▶ _Data extract_
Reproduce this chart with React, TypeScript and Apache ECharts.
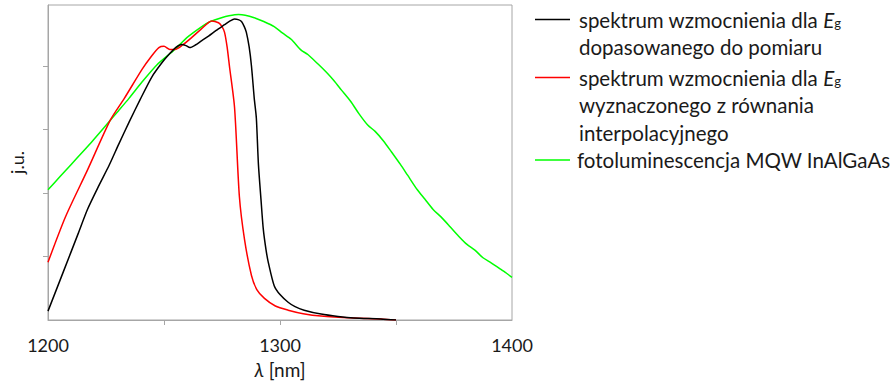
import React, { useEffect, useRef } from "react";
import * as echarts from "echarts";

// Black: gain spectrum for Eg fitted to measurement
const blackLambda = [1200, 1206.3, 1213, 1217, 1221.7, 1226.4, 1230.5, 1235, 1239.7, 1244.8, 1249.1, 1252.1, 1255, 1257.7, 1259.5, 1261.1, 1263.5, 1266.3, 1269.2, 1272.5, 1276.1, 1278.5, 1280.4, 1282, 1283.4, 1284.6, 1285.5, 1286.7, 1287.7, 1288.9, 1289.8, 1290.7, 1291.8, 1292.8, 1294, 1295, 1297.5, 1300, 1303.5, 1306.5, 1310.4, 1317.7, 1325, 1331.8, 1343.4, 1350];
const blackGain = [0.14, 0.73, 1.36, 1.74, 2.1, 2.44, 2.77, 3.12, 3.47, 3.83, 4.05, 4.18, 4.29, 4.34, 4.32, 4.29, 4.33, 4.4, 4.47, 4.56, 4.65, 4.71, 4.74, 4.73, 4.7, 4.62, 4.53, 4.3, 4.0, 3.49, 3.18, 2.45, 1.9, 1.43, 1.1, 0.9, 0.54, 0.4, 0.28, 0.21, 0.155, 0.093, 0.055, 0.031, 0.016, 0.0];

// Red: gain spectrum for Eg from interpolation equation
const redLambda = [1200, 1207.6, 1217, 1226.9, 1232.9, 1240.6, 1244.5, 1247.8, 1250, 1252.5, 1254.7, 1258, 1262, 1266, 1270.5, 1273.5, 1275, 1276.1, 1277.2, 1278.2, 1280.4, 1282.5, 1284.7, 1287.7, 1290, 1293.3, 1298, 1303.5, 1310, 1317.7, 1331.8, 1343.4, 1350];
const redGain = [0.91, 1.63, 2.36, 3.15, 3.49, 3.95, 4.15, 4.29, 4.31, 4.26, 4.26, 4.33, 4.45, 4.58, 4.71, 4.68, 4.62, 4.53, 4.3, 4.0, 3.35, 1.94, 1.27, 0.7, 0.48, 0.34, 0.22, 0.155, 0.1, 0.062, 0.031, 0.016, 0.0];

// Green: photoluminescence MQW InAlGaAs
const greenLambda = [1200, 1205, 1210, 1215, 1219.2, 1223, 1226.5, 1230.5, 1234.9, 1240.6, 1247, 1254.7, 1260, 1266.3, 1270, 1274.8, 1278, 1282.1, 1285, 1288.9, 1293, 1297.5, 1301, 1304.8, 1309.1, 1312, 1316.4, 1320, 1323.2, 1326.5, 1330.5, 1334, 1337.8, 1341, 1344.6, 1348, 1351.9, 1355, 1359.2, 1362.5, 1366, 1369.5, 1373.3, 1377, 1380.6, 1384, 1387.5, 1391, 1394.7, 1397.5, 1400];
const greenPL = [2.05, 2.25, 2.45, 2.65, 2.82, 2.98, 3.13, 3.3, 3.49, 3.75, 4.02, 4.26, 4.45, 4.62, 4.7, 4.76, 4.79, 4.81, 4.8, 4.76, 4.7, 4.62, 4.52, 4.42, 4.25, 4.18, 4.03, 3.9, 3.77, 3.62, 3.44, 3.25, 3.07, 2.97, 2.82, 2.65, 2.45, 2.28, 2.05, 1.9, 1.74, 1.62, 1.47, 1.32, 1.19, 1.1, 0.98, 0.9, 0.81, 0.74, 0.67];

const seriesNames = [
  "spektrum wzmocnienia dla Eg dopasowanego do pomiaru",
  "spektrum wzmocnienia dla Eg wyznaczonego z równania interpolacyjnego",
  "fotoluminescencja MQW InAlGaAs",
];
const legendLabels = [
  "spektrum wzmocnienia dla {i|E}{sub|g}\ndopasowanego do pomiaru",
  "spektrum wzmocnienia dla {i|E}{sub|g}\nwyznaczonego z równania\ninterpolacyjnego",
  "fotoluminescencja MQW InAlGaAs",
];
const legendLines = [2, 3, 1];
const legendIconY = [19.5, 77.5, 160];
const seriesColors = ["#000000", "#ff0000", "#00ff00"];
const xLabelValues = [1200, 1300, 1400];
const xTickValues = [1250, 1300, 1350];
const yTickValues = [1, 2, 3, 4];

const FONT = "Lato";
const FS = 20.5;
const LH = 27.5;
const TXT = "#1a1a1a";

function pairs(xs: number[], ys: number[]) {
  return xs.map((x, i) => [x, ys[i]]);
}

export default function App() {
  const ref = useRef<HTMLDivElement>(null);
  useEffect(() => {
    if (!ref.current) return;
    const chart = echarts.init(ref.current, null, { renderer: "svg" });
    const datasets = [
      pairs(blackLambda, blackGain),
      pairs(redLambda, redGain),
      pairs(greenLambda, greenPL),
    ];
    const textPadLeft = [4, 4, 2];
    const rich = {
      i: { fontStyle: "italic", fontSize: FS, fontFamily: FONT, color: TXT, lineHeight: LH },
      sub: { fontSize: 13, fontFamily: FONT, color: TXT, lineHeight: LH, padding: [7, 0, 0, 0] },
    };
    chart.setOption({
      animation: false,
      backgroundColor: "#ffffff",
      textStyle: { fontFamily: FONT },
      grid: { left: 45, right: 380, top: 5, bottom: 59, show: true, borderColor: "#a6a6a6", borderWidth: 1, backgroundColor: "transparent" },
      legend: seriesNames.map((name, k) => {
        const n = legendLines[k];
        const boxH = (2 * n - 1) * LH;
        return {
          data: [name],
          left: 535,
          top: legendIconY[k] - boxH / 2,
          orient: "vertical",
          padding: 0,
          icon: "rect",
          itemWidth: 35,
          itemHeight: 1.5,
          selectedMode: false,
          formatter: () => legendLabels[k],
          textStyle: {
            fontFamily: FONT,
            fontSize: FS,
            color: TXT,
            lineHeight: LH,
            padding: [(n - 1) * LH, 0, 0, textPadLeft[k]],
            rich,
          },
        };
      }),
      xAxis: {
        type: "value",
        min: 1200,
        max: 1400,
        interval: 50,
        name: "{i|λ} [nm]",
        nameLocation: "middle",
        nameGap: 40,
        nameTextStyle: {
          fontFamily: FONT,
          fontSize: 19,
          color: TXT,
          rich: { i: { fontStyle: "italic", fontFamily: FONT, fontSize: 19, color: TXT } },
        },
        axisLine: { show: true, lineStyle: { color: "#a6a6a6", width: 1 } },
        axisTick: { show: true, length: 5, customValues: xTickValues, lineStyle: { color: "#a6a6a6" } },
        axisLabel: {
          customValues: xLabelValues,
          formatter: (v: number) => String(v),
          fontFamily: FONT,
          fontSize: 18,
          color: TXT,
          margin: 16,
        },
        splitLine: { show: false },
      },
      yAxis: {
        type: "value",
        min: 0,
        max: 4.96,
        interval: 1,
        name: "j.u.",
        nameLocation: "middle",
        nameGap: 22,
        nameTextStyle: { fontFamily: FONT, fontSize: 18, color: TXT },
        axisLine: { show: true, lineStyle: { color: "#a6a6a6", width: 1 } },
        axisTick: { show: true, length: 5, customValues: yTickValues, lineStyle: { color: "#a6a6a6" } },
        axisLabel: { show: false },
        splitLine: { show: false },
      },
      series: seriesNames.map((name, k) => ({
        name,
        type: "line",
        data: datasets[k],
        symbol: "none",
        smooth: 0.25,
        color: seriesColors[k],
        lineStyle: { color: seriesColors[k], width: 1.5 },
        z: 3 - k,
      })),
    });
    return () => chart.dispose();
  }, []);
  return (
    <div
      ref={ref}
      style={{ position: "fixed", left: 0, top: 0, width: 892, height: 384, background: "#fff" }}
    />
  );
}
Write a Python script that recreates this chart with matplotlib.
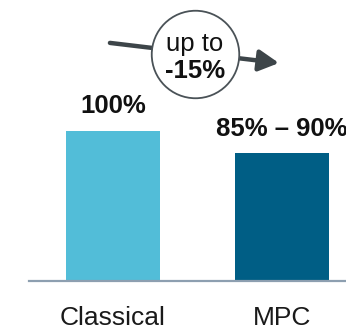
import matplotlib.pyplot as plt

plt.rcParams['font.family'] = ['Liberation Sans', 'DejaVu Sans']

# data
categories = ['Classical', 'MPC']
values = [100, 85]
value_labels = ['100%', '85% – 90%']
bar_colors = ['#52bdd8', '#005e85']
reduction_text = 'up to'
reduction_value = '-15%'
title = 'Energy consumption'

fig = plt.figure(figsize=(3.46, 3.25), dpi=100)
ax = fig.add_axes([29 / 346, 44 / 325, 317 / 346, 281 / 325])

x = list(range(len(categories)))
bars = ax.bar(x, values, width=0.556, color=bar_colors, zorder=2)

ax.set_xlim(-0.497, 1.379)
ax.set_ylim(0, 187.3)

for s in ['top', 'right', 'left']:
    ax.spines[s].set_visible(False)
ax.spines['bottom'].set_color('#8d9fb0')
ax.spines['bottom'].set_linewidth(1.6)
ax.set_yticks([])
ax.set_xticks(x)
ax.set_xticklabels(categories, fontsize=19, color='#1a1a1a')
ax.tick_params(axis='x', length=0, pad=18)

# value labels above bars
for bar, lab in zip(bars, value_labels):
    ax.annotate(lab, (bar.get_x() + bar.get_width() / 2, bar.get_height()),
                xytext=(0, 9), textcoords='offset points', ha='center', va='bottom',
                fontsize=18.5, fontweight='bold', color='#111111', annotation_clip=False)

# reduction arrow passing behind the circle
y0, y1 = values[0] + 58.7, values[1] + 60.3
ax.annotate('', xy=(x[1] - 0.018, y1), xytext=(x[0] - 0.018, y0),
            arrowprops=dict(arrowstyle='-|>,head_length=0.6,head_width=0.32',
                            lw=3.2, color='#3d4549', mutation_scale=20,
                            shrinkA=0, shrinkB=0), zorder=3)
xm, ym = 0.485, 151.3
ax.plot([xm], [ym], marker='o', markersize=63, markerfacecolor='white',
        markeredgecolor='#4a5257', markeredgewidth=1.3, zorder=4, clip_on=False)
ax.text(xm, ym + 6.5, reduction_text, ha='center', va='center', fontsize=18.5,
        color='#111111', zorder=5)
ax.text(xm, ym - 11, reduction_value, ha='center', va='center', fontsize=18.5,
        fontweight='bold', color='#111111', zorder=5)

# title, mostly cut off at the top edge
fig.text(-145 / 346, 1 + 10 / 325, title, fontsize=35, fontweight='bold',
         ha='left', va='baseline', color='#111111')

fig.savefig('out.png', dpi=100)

▶ _Task directions_
Without the pictures, repeat the entries above line by line, from the first through the one that contains "0.055, 0.031, 0.016, 0.0];", both ends included.

▶ _Expected answer_
Reproduce this chart with React, TypeScript and Apache ECharts.
import React, { useEffect, useRef } from "react";
import * as echarts from "echarts";

// Black: gain spectrum for Eg fitted to measurement
const blackLambda = [1200, 1206.3, 1213, 1217, 1221.7, 1226.4, 1230.5, 1235, 1239.7, 1244.8, 1249.1, 1252.1, 1255, 1257.7, 1259.5, 1261.1, 1263.5, 1266.3, 1269.2, 1272.5, 1276.1, 1278.5, 1280.4, 1282, 1283.4, 1284.6, 1285.5, 1286.7, 1287.7, 1288.9, 1289.8, 1290.7, 1291.8, 1292.8, 1294, 1295, 1297.5, 1300, 1303.5, 1306.5, 1310.4, 1317.7, 1325, 1331.8, 1343.4, 1350];
const blackGain = [0.14, 0.73, 1.36, 1.74, 2.1, 2.44, 2.77, 3.12, 3.47, 3.83, 4.05, 4.18, 4.29, 4.34, 4.32, 4.29, 4.33, 4.4, 4.47, 4.56, 4.65, 4.71, 4.74, 4.73, 4.7, 4.62, 4.53, 4.3, 4.0, 3.49, 3.18, 2.45, 1.9, 1.43, 1.1, 0.9, 0.54, 0.4, 0.28, 0.21, 0.155, 0.093, 0.055, 0.031, 0.016, 0.0];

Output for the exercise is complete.